Conferences don’t usually begin with tears.
But given the last few weeks, it wasn’t surprising. The killings of Alton Sterling and Philando Castille, followed by more shootings in Texas, the brutal stabbing and shooting of a member of Britain’s Parliament for being too outspoken about the need to do more to protect Syrian refugees—it is overwhelming.
In a bold gesture, executive director of the International Human Rights Funders Group (IHRFG), Mona Chun, welcomed the global gathering of funders to this year’s annual conference by setting down her notes for the opening plenary and speaking to us from the heart. She invited the entire room to create a space for an open conversation about the overwhelming heartbreak, grief, and anger from these far too common events.
It was a powerful moment.
It was also an invitation and a call to action for each of us to reconnect with the moment that we decided to dedicate our lives to human rights and social justice work. One by one, people rose to speak about very personal, and often painful, experiences. And, unlike any opening plenary I have ever experienced, the room was thick with raw emotion and tears.

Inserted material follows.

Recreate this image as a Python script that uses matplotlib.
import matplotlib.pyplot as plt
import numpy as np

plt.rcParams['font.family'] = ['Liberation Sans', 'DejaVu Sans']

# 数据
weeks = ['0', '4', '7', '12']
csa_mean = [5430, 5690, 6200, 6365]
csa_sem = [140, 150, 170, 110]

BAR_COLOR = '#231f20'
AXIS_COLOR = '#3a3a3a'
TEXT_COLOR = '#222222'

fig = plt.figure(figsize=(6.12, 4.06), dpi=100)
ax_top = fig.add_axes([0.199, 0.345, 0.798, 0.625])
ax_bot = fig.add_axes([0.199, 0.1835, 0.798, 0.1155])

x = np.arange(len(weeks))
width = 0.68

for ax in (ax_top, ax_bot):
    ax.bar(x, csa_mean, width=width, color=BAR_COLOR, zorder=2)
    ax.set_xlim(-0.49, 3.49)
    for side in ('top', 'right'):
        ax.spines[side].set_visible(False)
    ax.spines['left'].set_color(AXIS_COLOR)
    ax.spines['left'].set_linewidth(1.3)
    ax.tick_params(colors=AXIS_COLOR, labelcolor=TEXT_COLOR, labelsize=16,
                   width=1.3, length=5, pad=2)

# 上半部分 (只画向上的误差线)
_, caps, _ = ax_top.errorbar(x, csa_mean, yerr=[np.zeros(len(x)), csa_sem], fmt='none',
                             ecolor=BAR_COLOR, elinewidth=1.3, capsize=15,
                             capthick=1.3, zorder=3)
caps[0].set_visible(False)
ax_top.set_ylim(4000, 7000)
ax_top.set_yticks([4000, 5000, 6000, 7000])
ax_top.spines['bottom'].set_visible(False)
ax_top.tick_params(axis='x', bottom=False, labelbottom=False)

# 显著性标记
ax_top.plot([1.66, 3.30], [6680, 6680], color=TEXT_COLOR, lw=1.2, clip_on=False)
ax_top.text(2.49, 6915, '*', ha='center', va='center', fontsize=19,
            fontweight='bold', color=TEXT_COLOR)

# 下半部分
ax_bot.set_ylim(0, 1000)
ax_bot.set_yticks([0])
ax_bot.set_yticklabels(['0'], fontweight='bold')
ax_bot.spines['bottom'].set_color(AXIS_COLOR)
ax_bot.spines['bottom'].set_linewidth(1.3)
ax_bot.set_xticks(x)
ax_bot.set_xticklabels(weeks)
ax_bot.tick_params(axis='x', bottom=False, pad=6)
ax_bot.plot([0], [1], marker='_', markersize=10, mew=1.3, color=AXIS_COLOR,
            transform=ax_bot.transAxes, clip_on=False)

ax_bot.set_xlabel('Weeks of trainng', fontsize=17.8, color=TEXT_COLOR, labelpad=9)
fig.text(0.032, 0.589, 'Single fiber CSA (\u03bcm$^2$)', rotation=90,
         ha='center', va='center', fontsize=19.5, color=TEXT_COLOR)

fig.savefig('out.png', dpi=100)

As participants reflected on their work, a few key questions arose.
What is our responsibility as funders to drive resources to where they are most needed in this struggle for human rights and dignity? How do we keep ourselves from becoming numb, as we work to be professionals while continually being faced with atrocities and profound suffering among the NGOs and individuals we support?
Last year in the United States, Resource Generation—an organization devoted to organizing young people with wealth and class privilege to utilize their resources for transformative change—successfully raised and deployed more than $1 million to support black-led organizing after the death of Michael Brown. The Women Donors Network also joined the pledge to raise more than $1 million for racial justice, and by the end of 2014, more than $1.5 million was pledge by individual donors to support racial justice organizations. And in Europe, multiple funders came together to form a new pooled fund to support refugees and asylum seekers, after the UN announced a shortfall of $15 billion in global humanitarian financing for thousands of Syrian refugees.
A few months ago, Alicia Garza, one of the founders of the Black Lives Matter movement, cautioned philanthropists against only focusing on communities when they come into in the spotlight. She called upon philanthropic institutions to continue to support long-term investment in communities and long-term power building, even after the cameras leave.
Whether it takes the form of disproportionate police brutality, attacks on the LGBTQI community, girls kidnapped by ISIS, or indigenous communities fighting for survival, how can we provide the needed resources to sustain these movements?
One of the benefits of applying a rights-based approach is that it encourages people coming from different places and perspectives to work together. Partnerships between funders and community groups offer the potential for more sustainable and effective field-wide impact. Furthermore, funders that apply a long-term health approach to capacity-building by providing flexible, long-term support help sustain human rights movements more effectively.
Joanne Smith, Executive Director of Girls for Gender Equity, declared that we are in ‘a movement moment.’ Indeed, now is the time for solidarity. For intersectionality. But more than anything else now is the time for philanthropy professionals to put our money where our mouths are. Now is the time to truly move this movement forward.
Radha Friedman, Director of Programs, The World Justice Project.